--- START Provided data ---

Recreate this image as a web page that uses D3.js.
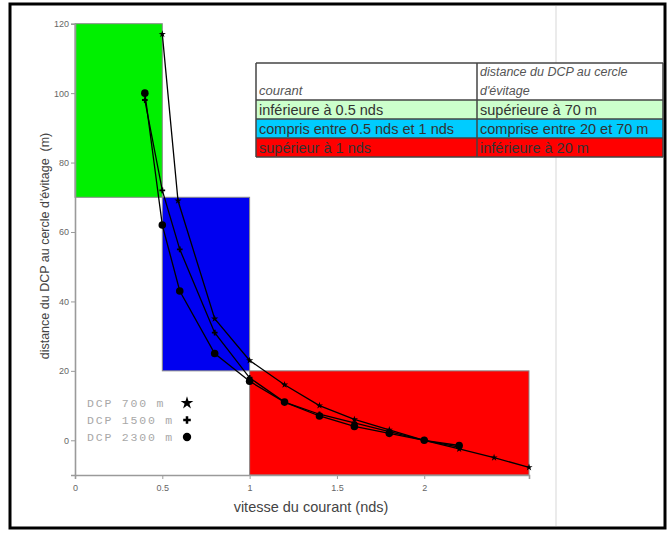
<!DOCTYPE html>
<html>
<head>
<meta charset="utf-8">
<script src="https://cdn.jsdelivr.net/npm/d3@7"></script>
<style>
  body { margin: 0; background: #fff; }
  text { font-family: "Liberation Sans", Arial, sans-serif; }
</style>
</head>
<body>
<div id="chart"></div>
<script>
// data
var speeds700  = [0.5, 0.59, 0.8, 1.0, 1.2, 1.4, 1.6, 1.8, 2.0, 2.2, 2.4, 2.6];
var dist700    = [117, 69, 35, 23, 16, 10, 6, 3, 0, -2.5, -5, -7.8];
var speeds1500 = [0.4, 0.5, 0.6, 0.8, 1.0, 1.2, 1.4, 1.6, 1.8, 2.0, 2.2];
var dist1500   = [98, 72, 55, 31, 18, 11, 7.5, 5, 2.5, 0, -2];
var speeds2300 = [0.4, 0.5, 0.6, 0.8, 1.0, 1.2, 1.4, 1.6, 1.8, 2.0, 2.2];
var dist2300   = [100, 62, 43, 25, 17, 11, 7, 4, 2, 0, -1.5];

var seriesNames = ["DCP 700 m", "DCP 1500 m", "DCP 2300 m"];

// zones (courant / distance)
var zoneSpeed = [[0, 0.5], [0.5, 1], [1, 2.6]];
var zoneDist  = [[70, 120], [20, 70], [-10, 20]];
var zoneColors = ["#00f000", "#0000f0", "#ff0000"];

// table
var tableHead = [["courant"], ["distance du DCP au cercle", "d'évitage"]];
var tableRows = [
  ["inférieure à 0.5 nds", "supérieure à 70 m"],
  ["compris entre 0.5 nds et 1 nds", "comprise entre 20 et 70 m"],
  ["supérieur à 1 nds", "inférieure à 20 m"]
];
var rowColors = ["#ccffcc", "#00ccff", "#ff0000"];

var xTicks = [0, 0.5, 1, 1.5, 2];
var yTicks = [0, 20, 40, 60, 80, 100, 120];

var W = 668, H = 533;
var svg = d3.select("#chart")
  .append("svg")
    .attr("width", W)
    .attr("height", H);

// outer frame + faint line
svg.append("rect")
  .attr("x", 10).attr("y", 4)
  .attr("width", 655).attr("height", 524)
  .attr("fill", "none").attr("stroke", "#000").attr("stroke-width", 3);
svg.append("line")
  .attr("x1", 556).attr("x2", 556).attr("y1", 6).attr("y2", 526)
  .attr("stroke", "#e4e4e4").attr("stroke-width", 1.5);

// scales
var x = d3.scaleLinear().domain([0, 2.6]).range([75, 529]);
var y = d3.scaleLinear().domain([-10, 120]).range([475, 23.7]);

// zones
svg.append("g").selectAll("rect")
  .data(zoneSpeed)
  .enter()
  .append("rect")
    .attr("x", function(d) { return x(d[0]); })
    .attr("width", function(d) { return x(d[1]) - x(d[0]); })
    .attr("y", function(d, i) { return y(zoneDist[i][1]); })
    .attr("height", function(d, i) { return y(zoneDist[i][0]) - y(zoneDist[i][1]); })
    .attr("fill", function(d, i) { return zoneColors[i]; })
    .attr("stroke", "#8a8a8a")
    .attr("stroke-width", 1);

// axes
var yAxis = svg.append("g")
  .attr("transform", "translate(75,0)")
  .call(d3.axisLeft(y).tickValues(yTicks).tickSize(4).tickPadding(2));
var xAxis = svg.append("g")
  .attr("transform", "translate(0,475)")
  .call(d3.axisBottom(x).tickValues(xTicks).tickSize(4).tickPadding(6)
        .tickFormat(function(d) { return d; }));
[xAxis, yAxis].forEach(function(a) {
  a.select(".domain").attr("stroke", "#9a9a9a").attr("stroke-width", 1.6);
  a.selectAll(".tick line").attr("stroke", "#9a9a9a");
  a.selectAll(".tick text")
    .attr("fill", "#666")
    .style("font-size", "9px")
    .style("font-family", "Liberation Sans, Arial, sans-serif");
});

// axis labels
svg.append("text")
  .attr("x", 311).attr("y", 512)
  .attr("text-anchor", "middle")
  .attr("fill", "#444")
  .style("font-size", "14.5px")
  .text("vitesse du courant (nds)");
svg.append("text")
  .attr("transform", "translate(49,246) rotate(-90)")
  .attr("text-anchor", "middle")
  .attr("fill", "#444")
  .style("font-size", "12.5px")
  .style("white-space", "pre")
  .text("distance du DCP au cercle d'évitage  (m)");

// series
var series = [
  { xs: speeds700,  ys: dist700,  sym: d3.symbolStar,  size: 16, legSize: 50 },
  { xs: speeds1500, ys: dist1500, sym: d3.symbolCross, size: 18, legSize: 32 },
  { xs: speeds2300, ys: dist2300, sym: d3.symbolCircle, size: 45, legSize: 55 }
];

var line = d3.line()
  .x(function(d) { return x(d[0]); })
  .y(function(d) { return y(d[1]); });

series.forEach(function(s) {
  var pts = s.xs.map(function(v, i) { return [v, s.ys[i]]; });
  svg.append("path")
    .datum(pts)
    .attr("d", line)
    .attr("fill", "none")
    .attr("stroke", "#000")
    .attr("stroke-width", 1.3);
  svg.append("g").selectAll("path")
    .data(pts)
    .enter()
    .append("path")
      .attr("transform", function(d) { return "translate(" + x(d[0]) + "," + y(d[1]) + ")"; })
      .attr("d", d3.symbol().type(s.sym).size(s.size))
      .attr("fill", "#000");
});

// legend
var legend = svg.append("g");
seriesNames.forEach(function(name, i) {
  legend.append("text")
    .attr("x", 87).attr("y", 407 + i * 17)
    .attr("fill", "#a8a8a8")
    .style("font-family", "Liberation Mono, monospace")
    .style("font-size", "11.5px")
    .style("letter-spacing", "1.8px")
    .text(name);
  legend.append("path")
    .attr("transform", "translate(187," + (403 + i * 17) + ")")
    .attr("d", d3.symbol().type(series[i].sym).size(series[i].legSize))
    .attr("fill", "#000");
});

// table
var tx = 256, tw = 407, split = 477;
var headH = 37, rowH = 19, ty = 63;
var table = svg.append("g");
table.append("rect")
  .attr("x", tx).attr("y", ty).attr("width", tw).attr("height", headH)
  .attr("fill", "#fff");
tableRows.forEach(function(r, i) {
  var ry = ty + headH + i * rowH;
  table.append("rect")
    .attr("x", tx).attr("y", ry).attr("width", tw).attr("height", rowH)
    .attr("fill", rowColors[i]);
  table.append("text")
    .attr("x", tx + 3).attr("y", ry + 14.5)
    .attr("fill", "#333").style("font-size", "14.5px")
    .text(r[0]);
  table.append("text")
    .attr("x", split + 3).attr("y", ry + 14.5)
    .attr("fill", "#333").style("font-size", "14.5px")
    .text(r[1]);
});
// header texts
table.append("text")
  .attr("x", tx + 3).attr("y", ty + 32)
  .attr("fill", "#555").style("font-size", "13px").style("font-style", "italic")
  .text(tableHead[0][0]);
tableHead[1].forEach(function(t, j) {
  table.append("text")
    .attr("x", split + 3).attr("y", ty + 13 + j * 19)
    .attr("fill", "#555").style("font-size", "12.5px").style("font-style", "italic")
    .text(t);
});
// grid lines
var hLines = [ty, ty + headH, ty + headH + rowH, ty + headH + 2 * rowH, ty + headH + 3 * rowH];
hLines.forEach(function(hy) {
  table.append("line")
    .attr("x1", tx).attr("x2", tx + tw).attr("y1", hy).attr("y2", hy)
    .attr("stroke", "#444").attr("stroke-width", 1.5);
});
[tx, split, tx + tw].forEach(function(vx) {
  table.append("line")
    .attr("x1", vx).attr("x2", vx).attr("y1", ty).attr("y2", ty + headH + 3 * rowH)
    .attr("stroke", "#444").attr("stroke-width", 1.5);
});
</script>
</body>
</html>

--- END Provided data ---

Exercise details
Output all of the data exactly as it stands, minus any images.

Result of the exercise
Recreate this image as a web page that uses D3.js.
<!DOCTYPE html>
<html>
<head>
<meta charset="utf-8">
<script src="https://cdn.jsdelivr.net/npm/d3@7"></script>
<style>
  body { margin: 0; background: #fff; }
  text { font-family: "Liberation Sans", Arial, sans-serif; }
</style>
</head>
<body>
<div id="chart"></div>
<script>
// data
var speeds700  = [0.5, 0.59, 0.8, 1.0, 1.2, 1.4, 1.6, 1.8, 2.0, 2.2, 2.4, 2.6];
var dist700    = [117, 69, 35, 23, 16, 10, 6, 3, 0, -2.5, -5, -7.8];
var speeds1500 = [0.4, 0.5, 0.6, 0.8, 1.0, 1.2, 1.4, 1.6, 1.8, 2.0, 2.2];
var dist1500   = [98, 72, 55, 31, 18, 11, 7.5, 5, 2.5, 0, -2];
var speeds2300 = [0.4, 0.5, 0.6, 0.8, 1.0, 1.2, 1.4, 1.6, 1.8, 2.0, 2.2];
var dist2300   = [100, 62, 43, 25, 17, 11, 7, 4, 2, 0, -1.5];

var seriesNames = ["DCP 700 m", "DCP 1500 m", "DCP 2300 m"];

// zones (courant / distance)
var zoneSpeed = [[0, 0.5], [0.5, 1], [1, 2.6]];
var zoneDist  = [[70, 120], [20, 70], [-10, 20]];
var zoneColors = ["#00f000", "#0000f0", "#ff0000"];

// table
var tableHead = [["courant"], ["distance du DCP au cercle", "d'évitage"]];
var tableRows = [
  ["inférieure à 0.5 nds", "supérieure à 70 m"],
  ["compris entre 0.5 nds et 1 nds", "comprise entre 20 et 70 m"],
  ["supérieur à 1 nds", "inférieure à 20 m"]
];
var rowColors = ["#ccffcc", "#00ccff", "#ff0000"];

var xTicks = [0, 0.5, 1, 1.5, 2];
var yTicks = [0, 20, 40, 60, 80, 100, 120];

var W = 668, H = 533;
var svg = d3.select("#chart")
  .append("svg")
    .attr("width", W)
    .attr("height", H);

// outer frame + faint line
svg.append("rect")
  .attr("x", 10).attr("y", 4)
  .attr("width", 655).attr("height", 524)
  .attr("fill", "none").attr("stroke", "#000").attr("stroke-width", 3);
svg.append("line")
  .attr("x1", 556).attr("x2", 556).attr("y1", 6).attr("y2", 526)
  .attr("stroke", "#e4e4e4").attr("stroke-width", 1.5);

// scales
var x = d3.scaleLinear().domain([0, 2.6]).range([75, 529]);
var y = d3.scaleLinear().domain([-10, 120]).range([475, 23.7]);

// zones
svg.append("g").selectAll("rect")
  .data(zoneSpeed)
  .enter()
  .append("rect")
    .attr("x", function(d) { return x(d[0]); })
    .attr("width", function(d) { return x(d[1]) - x(d[0]); })
    .attr("y", function(d, i) { return y(zoneDist[i][1]); })
    .attr("height", function(d, i) { return y(zoneDist[i][0]) - y(zoneDist[i][1]); })
    .attr("fill", function(d, i) { return zoneColors[i]; })
    .attr("stroke", "#8a8a8a")
    .attr("stroke-width", 1);

// axes
var yAxis = svg.append("g")
  .attr("transform", "translate(75,0)")
  .call(d3.axisLeft(y).tickValues(yTicks).tickSize(4).tickPadding(2));
var xAxis = svg.append("g")
  .attr("transform", "translate(0,475)")
  .call(d3.axisBottom(x).tickValues(xTicks).tickSize(4).tickPadding(6)
        .tickFormat(function(d) { return d; }));
[xAxis, yAxis].forEach(function(a) {
  a.select(".domain").attr("stroke", "#9a9a9a").attr("stroke-width", 1.6);
  a.selectAll(".tick line").attr("stroke", "#9a9a9a");
  a.selectAll(".tick text")
    .attr("fill", "#666")
    .style("font-size", "9px")
    .style("font-family", "Liberation Sans, Arial, sans-serif");
});

// axis labels
svg.append("text")
  .attr("x", 311).attr("y", 512)
  .attr("text-anchor", "middle")
  .attr("fill", "#444")
  .style("font-size", "14.5px")
  .text("vitesse du courant (nds)");
svg.append("text")
  .attr("transform", "translate(49,246) rotate(-90)")
  .attr("text-anchor", "middle")
  .attr("fill", "#444")
  .style("font-size", "12.5px")
  .style("white-space", "pre")
  .text("distance du DCP au cercle d'évitage  (m)");

// series
var series = [
  { xs: speeds700,  ys: dist700,  sym: d3.symbolStar,  size: 16, legSize: 50 },
  { xs: speeds1500, ys: dist1500, sym: d3.symbolCross, size: 18, legSize: 32 },
  { xs: speeds2300, ys: dist2300, sym: d3.symbolCircle, size: 45, legSize: 55 }
];

var line = d3.line()
  .x(function(d) { return x(d[0]); })
  .y(function(d) { return y(d[1]); });

series.forEach(function(s) {
  var pts = s.xs.map(function(v, i) { return [v, s.ys[i]]; });
  svg.append("path")
    .datum(pts)
    .attr("d", line)
    .attr("fill", "none")
    .attr("stroke", "#000")
    .attr("stroke-width", 1.3);
  svg.append("g").selectAll("path")
    .data(pts)
    .enter()
    .append("path")
      .attr("transform", function(d) { return "translate(" + x(d[0]) + "," + y(d[1]) + ")"; })
      .attr("d", d3.symbol().type(s.sym).size(s.size))
      .attr("fill", "#000");
});

// legend
var legend = svg.append("g");
seriesNames.forEach(function(name, i) {
  legend.append("text")
    .attr("x", 87).attr("y", 407 + i * 17)
    .attr("fill", "#a8a8a8")
    .style("font-family", "Liberation Mono, monospace")
    .style("font-size", "11.5px")
    .style("letter-spacing", "1.8px")
    .text(name);
  legend.append("path")
    .attr("transform", "translate(187," + (403 + i * 17) + ")")
    .attr("d", d3.symbol().type(series[i].sym).size(series[i].legSize))
    .attr("fill", "#000");
});

// table
var tx = 256, tw = 407, split = 477;
var headH = 37, rowH = 19, ty = 63;
var table = svg.append("g");
table.append("rect")
  .attr("x", tx).attr("y", ty).attr("width", tw).attr("height", headH)
  .attr("fill", "#fff");
tableRows.forEach(function(r, i) {
  var ry = ty + headH + i * rowH;
  table.append("rect")
    .attr("x", tx).attr("y", ry).attr("width", tw).attr("height", rowH)
    .attr("fill", rowColors[i]);
  table.append("text")
    .attr("x", tx + 3).attr("y", ry + 14.5)
    .attr("fill", "#333").style("font-size", "14.5px")
    .text(r[0]);
  table.append("text")
    .attr("x", split + 3).attr("y", ry + 14.5)
    .attr("fill", "#333").style("font-size", "14.5px")
    .text(r[1]);
});
// header texts
table.append("text")
  .attr("x", tx + 3).attr("y", ty + 32)
  .attr("fill", "#555").style("font-size", "13px").style("font-style", "italic")
  .text(tableHead[0][0]);
tableHead[1].forEach(function(t, j) {
  table.append("text")
    .attr("x", split + 3).attr("y", ty + 13 + j * 19)
    .attr("fill", "#555").style("font-size", "12.5px").style("font-style", "italic")
    .text(t);
});
// grid lines
var hLines = [ty, ty + headH, ty + headH + rowH, ty + headH + 2 * rowH, ty + headH + 3 * rowH];
hLines.forEach(function(hy) {
  table.append("line")
    .attr("x1", tx).attr("x2", tx + tw).attr("y1", hy).attr("y2", hy)
    .attr("stroke", "#444").attr("stroke-width", 1.5);
});
[tx, split, tx + tw].forEach(function(vx) {
  table.append("line")
    .attr("x1", vx).attr("x2", vx).attr("y1", ty).attr("y2", ty + headH + 3 * rowH)
    .attr("stroke", "#444").attr("stroke-width", 1.5);
});
</script>
</body>
</html>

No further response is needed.